- **SOURCE MATERIAL**:
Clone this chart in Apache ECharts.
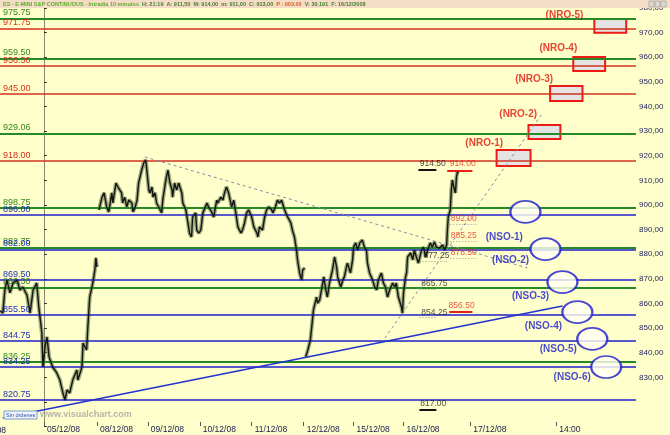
<!DOCTYPE html>
<html><head><meta charset="utf-8">
<script src="https://cdn.jsdelivr.net/npm/echarts@6/dist/echarts.min.js"></script>
<style>html,body{margin:0;padding:0;background:#ffffcc}#c{width:670px;height:435px}</style>
</head><body><div id="c"></div><script>
// ---------- DATA (x = trading-day index, y = price) ----------
const tickDays   = [0, 1.03, 2.02, 3.03, 4.04, 5.05, 6.02, 6.99, 8.29, 9.96];
const tickLabels = ['05/12/08','08/12/08','09/12/08','10/12/08','11/12/08','12/12/08','15/12/08','16/12/08','17/12/08','14:00'];
const yTickValues = [830, 840, 850, 860, 870, 880, 890, 900, 910, 920, 930, 940, 950, 960, 970, 980];

const levelValues = [975.75, 971.75, 959.50, 956.50, 945.00, 929.06, 918.00, 898.75, 896.00, 882.75, 882.00, 869.50, 866.50, 855.50, 844.75, 836.25, 834.25, 820.75];
const levelKinds  = ['major','resistance','major','resistance','resistance','major','resistance','major','support','major','support','support','major','support','support','major','support','support'];

const priceSession1 = [[-0.85,857.0],[-0.80,856.1],[-0.76,865.5],[-0.72,869.5],[-0.66,864.3],[-0.60,868.3],[-0.52,869.5],[-0.47,865.5],[-0.41,866.7],[-0.33,863.4],[-0.27,856.1],[-0.21,865.5],[-0.14,868.3],[-0.10,858.6],[-0.04,848.0],[-0.02,834.2],[0.02,842.3],[0.06,846.4],[0.10,838.3],[0.17,834.2],[0.25,831.8],[0.31,828.9],[0.37,823.6],[0.41,820.8],[0.45,824.9],[0.50,823.6],[0.56,828.9],[0.64,833.0],[0.66,828.9],[0.74,834.2],[0.76,843.9],[0.83,841.1],[0.85,849.2],[0.89,862.6],[0.95,868.3],[0.99,873.6],[1.01,878.5],[1.03,874.8]];
const priceSession2 = [[1.07,898.0],[1.13,903.2],[1.17,904.9],[1.22,899.2],[1.26,897.2],[1.32,904.9],[1.34,900.8],[1.40,908.9],[1.44,907.3],[1.51,904.9],[1.53,900.8],[1.57,903.2],[1.61,899.2],[1.65,902.0],[1.71,900.8],[1.73,897.2],[1.77,898.8],[1.81,902.0],[1.84,908.9],[1.90,914.2],[1.94,917.1],[1.98,918.3],[2.00,914.2],[2.04,906.1],[2.06,904.9],[2.10,907.3],[2.12,903.2],[2.16,904.9],[2.19,900.8],[2.23,899.2],[2.29,896.8],[2.31,902.0],[2.37,910.2],[2.41,914.2],[2.45,908.9],[2.49,906.1],[2.50,903.2],[2.54,908.9],[2.58,906.1],[2.62,908.9],[2.68,904.9],[2.70,900.8],[2.76,898.0],[2.80,892.7],[2.83,888.6],[2.87,887.0],[2.89,895.1],[2.95,896.8],[2.97,889.8],[3.01,888.6],[3.05,889.8],[3.09,896.8],[3.17,900.8],[3.20,899.2],[3.26,897.2],[3.30,895.1],[3.36,902.0],[3.38,900.8],[3.44,903.2],[3.48,902.0],[3.51,904.9],[3.55,907.3],[3.59,904.9],[3.65,899.2],[3.69,902.0],[3.73,896.8],[3.77,891.1],[3.83,888.6],[3.86,889.8],[3.90,892.7],[3.94,896.8],[3.98,898.0],[4.04,895.1],[4.08,891.1],[4.14,888.6],[4.16,887.0],[4.19,891.1],[4.25,889.8],[4.29,895.1],[4.33,898.0],[4.37,899.2],[4.43,898.0],[4.45,896.8],[4.50,899.2],[4.54,902.0],[4.58,900.8],[4.62,902.0],[4.66,899.2],[4.70,896.8],[4.74,895.1],[4.80,892.7],[4.83,889.8],[4.87,887.0],[4.91,881.7],[4.93,877.7],[4.97,872.4],[5.01,869.5],[5.03,873.6],[5.07,874.4]];
const priceSession3 = [[5.09,838.3],[5.13,841.1],[5.18,845.2],[5.22,853.3],[5.24,857.4],[5.30,862.6],[5.32,860.2],[5.36,861.4],[5.42,868.3],[5.44,870.8],[5.48,865.5],[5.51,862.6],[5.55,868.3],[5.61,873.6],[5.65,878.9],[5.69,874.8],[5.71,870.8],[5.77,866.7],[5.81,869.5],[5.84,870.8],[5.88,874.8],[5.90,876.4],[5.96,872.4],[6.00,877.7],[6.02,882.9],[6.06,884.6],[6.10,881.7],[6.14,884.6],[6.19,885.8],[6.23,882.9],[6.27,881.7],[6.29,876.4],[6.33,872.4],[6.39,869.5],[6.43,866.7],[6.47,865.5],[6.50,869.5],[6.56,872.4],[6.60,868.3],[6.64,866.7],[6.68,862.6],[6.72,865.5],[6.78,868.3],[6.82,866.7],[6.85,868.3],[6.89,862.6],[6.95,858.6],[6.97,856.1],[6.99,864.3],[7.03,870.8],[7.05,872.4],[7.07,878.9],[7.13,880.5],[7.17,877.7],[7.20,881.7],[7.24,878.9],[7.28,876.4],[7.34,881.7],[7.38,882.9],[7.42,878.9],[7.46,881.7],[7.51,884.6],[7.55,882.9],[7.59,885.0],[7.63,882.9],[7.69,882.5],[7.75,883.8],[7.79,881.7],[7.83,883.8],[7.84,888.6],[7.86,895.1],[7.90,898.0],[7.92,906.1],[7.94,910.2],[7.98,906.1],[8.00,904.9],[8.02,911.4],[8.04,913.4],[8.06,913.0]];

const trendStart = [[1.96, 919.5], [6.56, 843.9], [-0.80, 813.5]];
const trendEnd   = [[9.40, 874.4], [9.67, 936.6], [10.08, 859.0]];
const trendKinds = ['dotted', 'dotted', 'solid'];

const nroNames = ['(NRO-1)','(NRO-2)','(NRO-3)','(NRO-4)','(NRO-5)'];
const nroBoxFrom = [[8.80, 922.3], [9.42, 932.5], [9.84, 948.3], [10.29, 960.1], [10.70, 975.5]];
const nroBoxTo   = [[9.46, 915.8], [10.04, 926.8], [10.47, 942.2], [10.91, 954.4], [11.32, 969.9]];
const nroLabelAt = [[8.56, 925.2], [9.22, 937.0], [9.53, 951.2], [10.00, 963.8], [10.12, 977.2]];

const nsoNames = ['(NSO-1)','(NSO-2)','(NSO-3)','(NSO-4)','(NSO-5)','(NSO-6)'];
const nsoCenters = [[9.36, 897.2], [9.75, 882.1], [10.08, 868.7], [10.37, 856.5], [10.66, 845.6], [10.93, 834.2]];
const nsoLabelAt = [[8.95, 887.0], [9.07, 877.7], [9.46, 863.0], [9.71, 850.9], [10.00, 841.5], [10.27, 830.1]];

const markTexts  = ['914.50','914.00','892.00','885.25','878.50','877.25','865.75','854.25','856.50','817.00'];
const markAt     = [[7.56,916.7],[8.14,916.7],[8.16,894.3],[8.16,887.4],[8.16,880.5],[7.63,879.3],[7.59,867.9],[7.59,856.3],[8.12,859.0],[7.57,819.2]];
const markKinds  = ['swing','target','target','target','target','swing','swing','swing','target','swing'];

const underlinePrice = [914.50, 914.00, 892.00, 885.25, 878.50, 877.25, 865.75, 854.25, 856.50, 817.00];
const underlineFrom  = [7.28, 7.84, 7.90, 7.90, 7.90, 7.30, 7.30, 7.30, 7.88, 7.30];
const underlineTo    = [7.63, 8.33, 8.43, 8.43, 8.43, 7.84, 7.63, 7.63, 8.33, 7.63];
const underlineKinds = ['swing','target','dotted','dotted','dotted','dotted','dotted','dotted','target','swing'];

// ---------- CHART ----------
const FONT = 'Arial, "Liberation Sans", sans-serif';
const lineColor  = {major:'#268a26', resistance:'#d2321e', support:'#2020cc'};
const labelColor = {major:'#35861f', resistance:'#d2321e', support:'#2030bb'};
const markColor  = {swing:'#1a1a1a', target:'#e0301e'};
const ulStyle = {
  swing:{color:'#111', width:2, type:'solid'},
  target:{color:'#e8201a', width:2, type:'solid'},
  dotted:{color:'#9a9a8a', width:1, type:[1,2]}
};

const chart = echarts.init(document.getElementById('c'), null, {renderer:'canvas'});

const levelLines = levelValues.map((v, i) => ({
  yAxis: v,
  lineStyle: {color: lineColor[levelKinds[i]], width: levelKinds[i] === 'major' ? 1.8 : 1.5, type: 'solid'},
  label: {show: true, position: 'insideStartTop', formatter: v.toFixed(2),
          color: labelColor[levelKinds[i]], fontSize: 9, fontFamily: FONT, distance: [3, 1]}
}));

const trendLines = trendStart.map((s, i) => [
  {coord: s, lineStyle: trendKinds[i] === 'solid'
     ? {color:'#2233cc', width:1.6, type:'solid'}
     : {color:'#8a8aa8', width:1, type:[3,3]}},
  {coord: trendEnd[i]}
]);

const underlines = underlinePrice.map((p, i) => [
  {coord: [underlineFrom[i], p], lineStyle: ulStyle[underlineKinds[i]]},
  {coord: [underlineTo[i], p]}
]);

const boxes = nroBoxFrom.map((f, i) => [{coord: f}, {coord: nroBoxTo[i]}]);

function xLabel(v) {
  for (let i = 0; i < tickDays.length; i++) if (Math.abs(tickDays[i] - v) < 1e-6) return tickLabels[i];
  return '';
}

const priceSeries = [priceSession1, priceSession2, priceSession3].map(d => ({
  type:'line', data:d, showSymbol:false, symbol:'none', z:5, silent:true,
  lineStyle: {color:'#141414', width:1.4}
}));
const priceHalo = [priceSession1, priceSession2, priceSession3].map(d => ({
  type:'line', data:d, showSymbol:false, symbol:'none', z:4, silent:true,
  lineStyle: {color:'#3f5a2c', width:4, opacity:0.5}
}));

chart.setOption({
  animation:false,
  backgroundColor:'#ffffcc',
  grid:{left:0, right:34, top:8, bottom:8.4},
  xAxis:{
    type:'value', min:-0.854, max:11.51, offset:-4.6,
    axisLine:{show:false}, splitLine:{show:false},
    axisTick:{show:true, customValues: tickDays, length:4, lineStyle:{color:'#555'}},
    axisLabel:{show:true, customValues: tickDays, formatter: xLabel, align:'left',
               padding:[0,0,0,3], margin:3, fontSize:8.5, color:'#1c1c4c', fontFamily:FONT, hideOverlap:false}
  },
  yAxis:{
    type:'value', position:'right', min:810, max:980, interval:10,
    splitLine:{show:false},
    axisLine:{show:true, lineStyle:{color:'#8a8a6a', width:1}},
    axisTick:{show:true, length:3, lineStyle:{color:'#333'}},
    axisLabel:{fontSize:8, color:'#1c1c5c', margin:3, fontFamily:FONT,
               formatter: v => yTickValues.indexOf(v) >= 0 ? v.toFixed(2).replace('.', ',') : ''}
  },
  series:[
    {type:'line', data:[], silent:true, z:1,
     markLine:{silent:true, symbol:['none','none'], animation:false, data:levelLines}},
    {type:'line', data:[], silent:true, z:2,
     markLine:{silent:true, symbol:['none','none'], animation:false, label:{show:false}, data:trendLines}},
    ...priceHalo,
    ...priceSeries,
    {type:'line', data:[], silent:true, z:6,
     markLine:{silent:true, symbol:['none','none'], animation:false, label:{show:false}, data:underlines}},
    {type:'line', data:[], silent:true, z:6,
     markArea:{silent:true, itemStyle:{color:'#e4e4e4', borderColor:'#ee1a14', borderWidth:2}, data:boxes}},
    {type:'scatter', silent:true, z:7, symbol:'circle', symbolSize:[30,22],
     itemStyle:{color:'#fffff2', borderColor:'#1a1acc', borderWidth:2},
     data: nsoCenters},
    {type:'scatter', silent:true, z:8, symbolSize:0,
     data: nroLabelAt.map((p, i) => ({value:p, label:{formatter:nroNames[i], color:'#e0140e'}}))
       .concat(nsoLabelAt.map((p, i) => ({value:p, label:{formatter:nsoNames[i], color:'#1a1acc'}}))),
     label:{show:true, position:'inside', fontSize:10, fontWeight:'bold', fontFamily:FONT}},
    {type:'scatter', silent:true, z:8, symbolSize:0,
     data: markAt.map((p, i) => ({value:p, label:{formatter:markTexts[i], color:markColor[markKinds[i]]}})),
     label:{show:true, position:'inside', fontSize:8.5, fontFamily:FONT}}
  ],
  graphic:[
    {type:'rect', shape:{x:0, y:0, width:670, height:8}, style:{fill:'#f4dcc6'}, z:100, silent:true},
    {type:'text', x:3, y:1, z:101, silent:true, style:{
      text:'{a|ES - E-MINI S&P CONTINUOUS - Intradia 10 minutos}  {b|H: 21:19  A: 911,50  M: 914,00  m: 911,00  C: 913,00}  {c|P : 903,00}  {b|V: 30.191  F: 16/12/2008}',
      verticalAlign:'top', font:'bold 5.5px Arial',
      rich:{a:{fill:'#5cae2c', font:'bold 5.5px Arial'}, b:{fill:'#3f7f2a', font:'bold 5.5px Arial'}, c:{fill:'#e06020', font:'bold 5.5px Arial'}}
    }},
    {type:'rect', shape:{x:649, y:1, width:5, height:6}, style:{fill:'#d8d8d8', stroke:'#888', lineWidth:0.5}, z:101},
    {type:'rect', shape:{x:655, y:1, width:5, height:6}, style:{fill:'#d8d8d8', stroke:'#888', lineWidth:0.5}, z:101},
    {type:'rect', shape:{x:661, y:1, width:5, height:6}, style:{fill:'#d8d8d8', stroke:'#888', lineWidth:0.5}, z:101},
    {type:'rect', shape:{x:4, y:411, width:33, height:8}, style:{fill:'#eef4ff', stroke:'#7a9ad0', lineWidth:1}, z:101},
    {type:'text', x:6, y:412, z:102, style:{text:'Sin órdenes', fill:'#3050a0', font:'5.5px Arial', verticalAlign:'top'}},
    {type:'text', x:40, y:410, z:102, style:{text:'www.visualchart.com', fill:'#b4b4aa', font:'bold 9px Arial', verticalAlign:'top'}},
    {type:'text', x:-27, y:426, z:102, style:{text:'04/12/08', fill:'#1c1c4c', font:'8.5px Arial', verticalAlign:'top'}}
  ]
});
</script></body></html>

- **INSTRUCTIONS FOR THE TASK**:
From the opening line of the listing above through the line bearing "960, 970, 980];", repeat each line exactly. Drop every picture.

- **RESULT OF THIS EXERCISE**:
Clone this chart in Apache ECharts.
<!DOCTYPE html>
<html><head><meta charset="utf-8">
<script src="https://cdn.jsdelivr.net/npm/echarts@6/dist/echarts.min.js"></script>
<style>html,body{margin:0;padding:0;background:#ffffcc}#c{width:670px;height:435px}</style>
</head><body><div id="c"></div><script>
// ---------- DATA (x = trading-day index, y = price) ----------
const tickDays   = [0, 1.03, 2.02, 3.03, 4.04, 5.05, 6.02, 6.99, 8.29, 9.96];
const tickLabels = ['05/12/08','08/12/08','09/12/08','10/12/08','11/12/08','12/12/08','15/12/08','16/12/08','17/12/08','14:00'];
const yTickValues = [830, 840, 850, 860, 870, 880, 890, 900, 910, 920, 930, 940, 950, 960, 970, 980];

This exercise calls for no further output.